Lloyd Evans on the trend among British authors to sell their archives to the United States
The problem is that our state-funded bodies can’t hope to compete with the finances of freelance American universities, many of which are funded by billionaire old boys sprawling on pots of gold. And yet there are signs that the tide is turning. In January the Treasury agreed to maintain the budget of the National Heritage Memorial Fund at £10 million per year. Hurrah. The NHMF’s boringly bureaucratic name disguises its intrepid and heroic nature. It’s a sort of literary coastguard that picks up mayday signals from archives in danger of floating off-shore and launches a lifeboat to haul them back home.
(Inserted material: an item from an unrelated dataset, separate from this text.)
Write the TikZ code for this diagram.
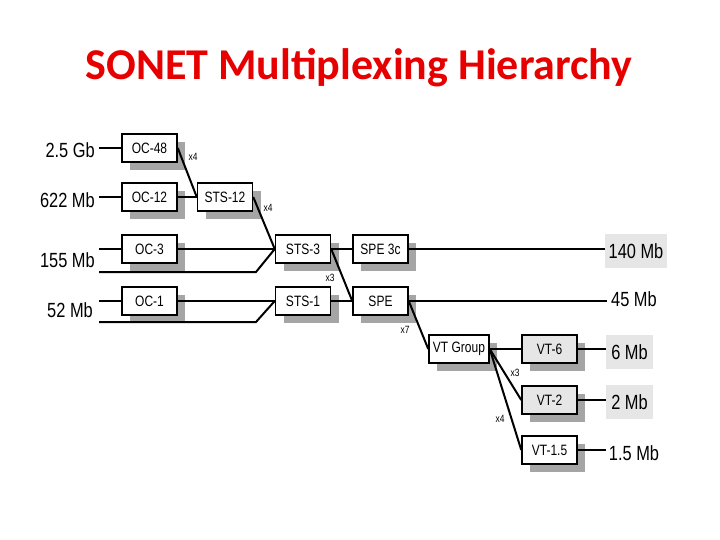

The fund has scored two notable successes recently. Last December Harold Pinter sold his papers to the British Library for £1.1 million (supplemented by £216,000 from the NHMF), and a couple of years back the NHMF contributed a similar sum to secure the Coleridge archive for the nation. It’s easy to argue that this is reckless expenditure. The notebooks of a writer, unlike the finished products of painters or musicians, are quite extraneous to an appreciation of the published work. But leaving aside questions of artistic value, the financial outlay will repay itself in time. Scholars, biographers and poetry buffs wishing to inspect Coleridge’s rough drafts will, in perpetuity, have to visit Britain (rather than, say, Texas) in order to commune with the yellowing and inky parchments.
The British Library has displayed a few highlights from the Pinter archive in an exhibition which continues until 13 April. For Pinter anoraks this is an absolute must. You can watch his mind in action as he writes. The opening scene of Betrayal seems to have come to him fully fledged. The first draft written in Biro on a cheap A4 notebook is identical to the published version. Not so the first page of The Homecoming. Max’s savagely sentimental opening speech goes on for several minutes and has been heavily cut. It isn’t just too long, it’s also far too explicit. He calls himself a ‘villain’ and openly refers to his sons as ‘bastards’. The question of the boys’ paternity is one of the play’s driving forces and in the final draft Max never alludes to it openly. Instead audiences have to make the connection for themselves. This struck me as amazing. Pinter’s famously mysterious style isn’t so mysterious after all. He just chopped out the obvious stuff and left us to fill it in.